The Clegg family was a very sociable family. Many are the large social and family get-to-gethers with plenty of music and fun for all. Relatives from near-by commu[nities] would come by wagon with all the youngsters snuggled down with hot bricks and flat irons to keep them warm. There seemed always room no matter how big the crowd. Beds were pulled apart, the spare straw ticks placed on the floor and several children tucked in one bed and how much fun they would all have. The older ones would sleigh ride over drifts that would cover the fences with sleigh bells ringing and all singing till it was time to go home. They would then pop corn and make molasses candy.

Father’s home always seemed like a traveler[’s] home as any one going through Springville stopped there. Father would feed and care for the team while mother would feed and make room for some friend or slight acquaintance.

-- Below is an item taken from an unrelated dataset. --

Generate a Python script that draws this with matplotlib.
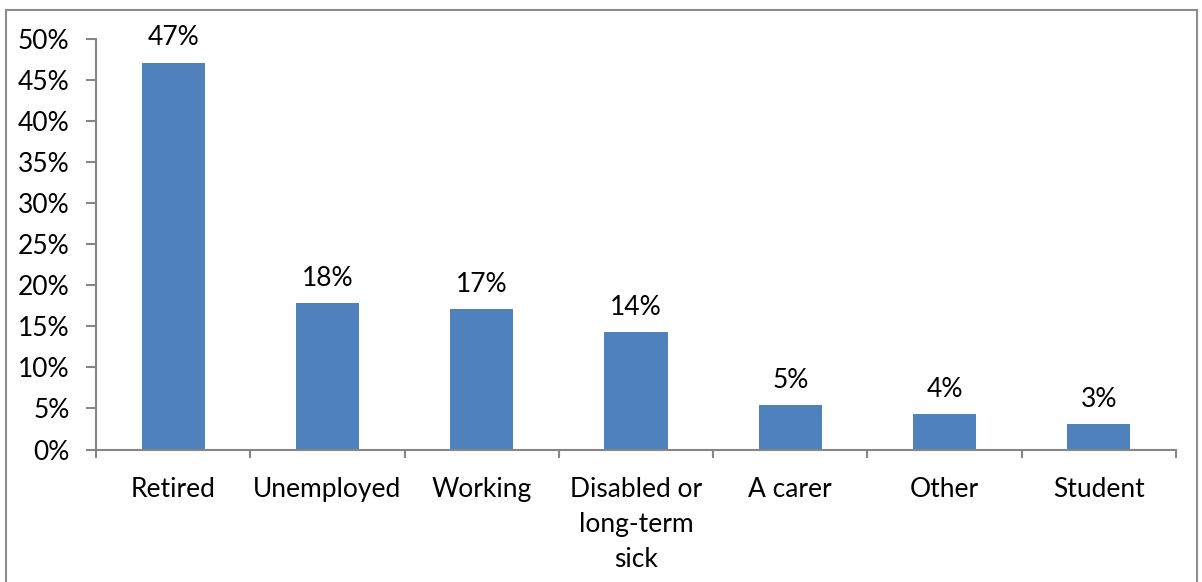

He served as first four year councilman in Springville and was very interested in the affairs of the community. Being chairman of the City Power Plant he would have to make two trips a week to the power house and I remember packing a lunch for us to take as it was an all day trip with buggy and horse. The road was only a wagon road through the canyon but to me it was quite an outing there and back.

He took up farming and was a succes[s]ful farmer and [stock] raiser the remainder of this life. He was an honest up-right and honorable citizen and a kind and loving husband and father. His greatest delight was when he had his children and grandchildren around him.

He died March 29, 1923 just a few hours before his 74th birthday and was surrounded by his loving wife and children in the home where he lived to see his Golden Wedding Anniver[sary], less than two months before. He was buried in the Springville City Cemetery Easter Sunday, April 1, 1923.

Mother had a full and complete life bringing nine children into the world. She never was idle in latter years, doing lots of hand work, knitting, making quilt tops, braiding rugs and last but not least her crochet work. She was kind and was loved by all who knew her. She died in the home of her oldest daughter, Millie.